Ready or not, the holiday season is right around the corner.
My porch is decorated with pumpkins and witch hats, and my neighbor has tiny orange lights that adorn her banister leading to the front door. Evidence of Halloween and Autumn, even in the ever-humid Southeast, is everywhere I turn. But for those of us who are passionate about sustainability, it’s difficult not to notice how everything we do impacts the environment, particularly during times of increased consumption and less natural light.
In August of this year, the ban on the manufacture and sale of incandescent light bulbs went into effect throughout the United States. The regulation requires that general service lamps, most often referred to as household light bulbs, are now required to emit 45 lumens-per-watt. Because incandescent lighting only provides around a third of that, they’re no longer acceptable for the U.S. Market.

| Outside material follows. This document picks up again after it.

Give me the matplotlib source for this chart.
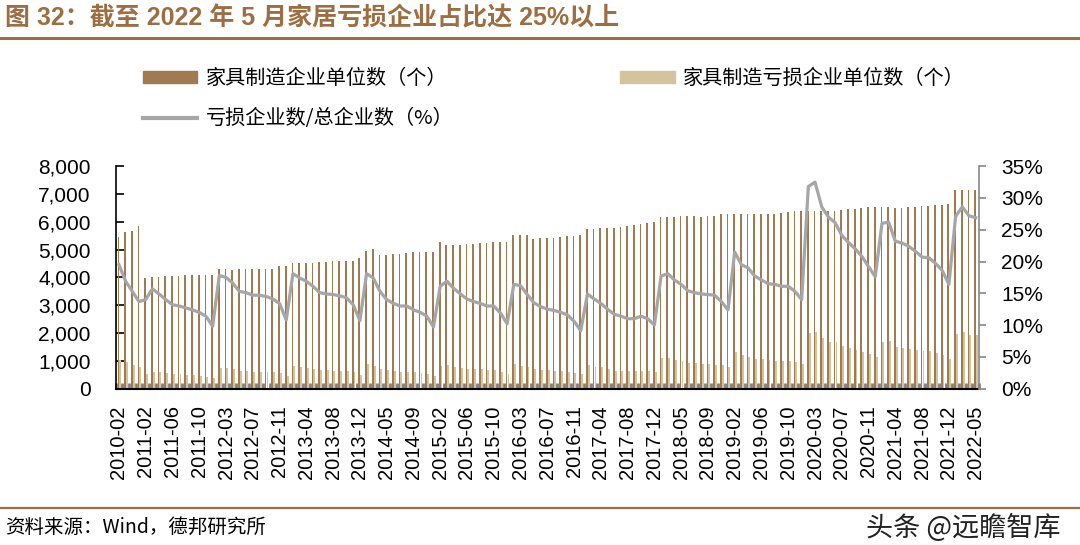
import numpy as np
import matplotlib
matplotlib.use("Agg")
import matplotlib.pyplot as plt
from matplotlib.lines import Line2D
from matplotlib.patches import Patch
from matplotlib.ticker import FuncFormatter, MultipleLocator

plt.rcParams['font.family'] = ['Liberation Sans', 'Noto Sans CJK SC', 'DejaVu Sans']

# 月份: 2010 年只有 4 个点, 之后每年 2-12 月 (1 月与 2 月合并)
months = ['2010-02', '2010-05', '2010-08', '2010-11']
for yr in range(2011, 2023):
    last = 5 if yr == 2022 else 12
    for m in range(2, last + 1):
        months.append('%d-%02d' % (yr, m))

# 家具制造企业单位数 (个)
total = [5450, 5650, 5680, 5850,
         3990, 4020, 4020, 4050, 4050, 4050, 4070, 4070, 4070, 4100, 4100,
         4300, 4300, 4280, 4300, 4300, 4300, 4320, 4320, 4320, 4400, 4400,
         4530, 4530, 4530, 4530, 4550, 4550, 4590, 4590, 4590, 4590, 4700,
         4940, 5020, 4800, 4800, 4840, 4860, 4890, 4900, 4920, 4920, 4920,
         5290, 5170, 5170, 5180, 5190, 5190, 5230, 5250, 5290, 5290, 5270,
         5540, 5540, 5540, 5380, 5410, 5420, 5430, 5450, 5480, 5500, 5530,
         5750, 5750, 5770, 5770, 5780, 5830, 5850, 5870, 5910, 5950, 5980,
         6170, 6170, 6170, 6200, 6210, 6210, 6170, 6200, 6210, 6280, 6280,
         6280, 6280, 6280, 6270, 6280, 6280, 6280, 6330, 6350, 6380, 6390,
         6400, 6380, 6380, 6390, 6400, 6430, 6450, 6460, 6490, 6520, 6520,
         6520, 6520, 6510, 6510, 6520, 6530, 6560, 6560, 6590, 6620, 6630,
         7150, 7150, 7150, 7150]

# 家具制造亏损企业单位数 (个)
loss = [1030, 940, 850, 790,
        540, 610, 590, 550, 520, 520, 490, 490, 460, 430, 370,
        730, 730, 700, 650, 640, 600, 600, 600, 590, 550, 460,
        800, 770, 730, 700, 670, 670, 650, 650, 620, 580, 490,
        880, 820, 700, 670, 640, 610, 610, 580, 550, 530, 460,
        820, 850, 790, 730, 710, 700, 700, 670, 670, 610, 520,
        880, 830, 790, 710, 670, 670, 650, 630, 580, 560, 510,
        850, 790, 760, 700, 650, 640, 640, 640, 650, 640, 600,
        1090, 1090, 1030, 1000, 910, 910, 890, 890, 850, 850, 770,
        1330, 1210, 1150, 1070, 1060, 1030, 1010, 1010, 1010, 940, 890,
        1990, 2050, 1810, 1690, 1660, 1540, 1450, 1390, 1330, 1250, 1150,
        1660, 1720, 1490, 1450, 1420, 1390, 1360, 1360, 1270, 1210, 1070,
        1960, 2030, 1930, 1920]

# 亏损企业数/总企业数 (%)
ratio = [19.5, 16.9, 15.3, 13.7,
         14.0, 15.7, 14.9, 14.0, 13.2, 13.0, 12.7, 12.4, 12.0, 11.4, 9.8,
         17.8, 17.5, 16.6, 15.3, 15.1, 14.7, 14.7, 14.5, 14.1, 13.4, 10.8,
         18.1, 17.4, 16.9, 16.1, 15.1, 14.9, 14.8, 14.6, 14.3, 13.2, 10.7,
         18.1, 17.4, 15.3, 14.0, 13.4, 13.0, 13.0, 12.4, 12.0, 11.4, 9.7,
         16.1, 16.9, 15.8, 14.9, 14.1, 13.7, 13.4, 13.0, 13.0, 11.9, 10.2,
         16.4, 16.2, 14.8, 13.5, 12.9, 12.5, 12.3, 12.0, 11.6, 10.6, 9.1,
         14.9, 14.1, 13.4, 12.5, 11.7, 11.4, 11.0, 11.0, 11.4, 11.0, 10.0,
         17.7, 18.1, 17.1, 16.4, 15.4, 15.1, 14.9, 14.8, 14.7, 13.7, 12.4,
         21.5, 19.5, 19.0, 17.7, 17.1, 16.5, 16.4, 16.1, 16.1, 15.3, 14.0,
         31.8, 32.5, 28.6, 27.0, 26.1, 24.1, 23.0, 22.0, 20.8, 19.2, 17.6,
         26.0, 26.2, 23.2, 22.9, 22.4, 21.6, 20.7, 20.6, 19.7, 18.6, 16.4,
         27.1, 28.6, 27.2, 26.9]

dark = '#A07A50'
light = '#D4C39C'
grey = '#A6A6A6'
brown = '#9C6E42'

fig = plt.figure(figsize=(10.8, 5.45), dpi=100)
ax = fig.add_axes([0.107, 0.287, 0.7995, 0.408])

x = np.arange(len(months))
ax.bar(x - 0.08, total, 0.26, color=dark, zorder=2)
ax.bar(x + 0.2, loss, 0.28, color=light, zorder=2)
ax.set_xlim(-0.5, len(months) - 0.5)
ax.set_ylim(0, 8000)
ax.yaxis.set_major_locator(MultipleLocator(1000))
ax.yaxis.set_major_formatter(FuncFormatter(lambda v, p: '{:,.0f}'.format(v)))
ax.tick_params(axis='y', direction='in', length=6, width=1.2, labelsize=15, pad=18)

ax.set_xticks(x[::4])
ax.set_xticklabels(months[::4], rotation=90, fontsize=14.5)
ax.set_xticks(np.arange(-0.5, len(months)), minor=True)
ax.tick_params(axis='x', which='major', length=0, pad=12)
ax.tick_params(axis='x', which='minor', direction='in', length=4, width=2, color='#808080')
for s in ['top', 'right']:
    ax.spines[s].set_visible(False)
ax.spines['left'].set_linewidth(1.2)
ax.spines['bottom'].set_linewidth(1.5)

ax2 = ax.twinx()
ax2.plot(x, ratio, color=grey, lw=2.3, solid_joinstyle='round')
ax2.set_ylim(0, 35)
ax2.yaxis.set_major_locator(MultipleLocator(5))
ax2.yaxis.set_major_formatter(FuncFormatter(lambda v, p: '%d%%' % v))
ax2.tick_params(axis='y', direction='out', length=5, width=1.2, color='#888888', labelsize=15, pad=11)
for s in ['top', 'left', 'bottom']:
    ax2.spines[s].set_visible(False)
ax2.spines['right'].set_color('#888888')
ax2.spines['right'].set_linewidth(1.2)

handles = [Patch(color=dark), Line2D([], [], color=grey, lw=3), Patch(color=light)]
labels = ['家具制造企业单位数（个）', '亏损企业数/总企业数（%）', '家具制造亏损企业单位数（个）']
fig.legend(handles, labels, loc='upper left', bbox_to_anchor=(143 / 1080, 1 - 68 / 545),
           ncol=2, frameon=False, borderpad=0, borderaxespad=0,
           prop={'family': ['Noto Sans CJK SC'], 'size': 14.5},
           handlelength=2.7, handleheight=0.55, handletextpad=0.4,
           columnspacing=8.3, labelspacing=0.95)

fig.text(5 / 1080, 1 - 18 / 545, '图 32：截至 2022 年 5 月家居亏损企业占比达 25%以上',
         color=brown, fontsize=18, fontweight='bold', va='center', ha='left')
fig.add_artist(Line2D([0, 1], [1 - 38 / 545, 1 - 38 / 545], color=brown, lw=2.2))
fig.add_artist(Line2D([0, 1], [1 - 508 / 545, 1 - 508 / 545], color=brown, lw=1.6))
fig.text(5 / 1080, 1 - 527 / 545, '资料来源：Wind，德邦研究所', fontsize=14,
         va='center', ha='left', family=['Noto Sans CJK SC'])
fig.text(866 / 1080, 1 - 528 / 545, '头条 @远瞻智库', fontsize=19.5,
         va='center', ha='left', family=['Noto Sans CJK SC'], color='#222222')

fig.savefig('out.png', dpi=100)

The Department of Energy (DOE) estimates that lighting accounts for 5% of global greenhouse gas emissions and by banning incandescent lights, American consumers will save nearly $3 billion per year on their utility bills ($100 per family). Over the next 30 years, the ban will cut carbon emissions by 222 million metric tons, an amount equivalent to the emissions generated by 28 million homes in one year.
Compact Fluorescent lightbulbs (CFLs) could be next on the chopping block in the U.S. In fact, California and Vermonthave already passed legislation banning them in their state. The DOE proposed a rule in December 2022 that would increase the minimum light bulb efficiency level to over 120 lumens per watt for the most common bulbs (over double the current minimum). This requirement would take effect by the end of 2024 and would ban CFL bulbs nationally.
This decision is undoubtedly a benefit for the environment and has roots that date back 16 years to the Energy Independence and Securities Act, which was introduced under President George W. Bush. GBI is supportive of these new lighting efficiency standards for its impact on energy consumption. Energy and lighting quality are heavily weighted within Green Globes certification, with more than 25% of the 1,000 points allocated to the Energy environmental assessment area.
Although there are exceptions to the ban for holiday incandescent lights, this year, whether you are decorating your home, school, or office building, opt for LEDs. They will shine brighter and cost less. Also, consider timers rather than leaving lights on all night. Finally, consider recycling old or broken strands instead of tossing them in the trash. HolidayLEDS will send you a coupon in exchange for your old lights. You’ll have peace of mind knowing your choices make a difference.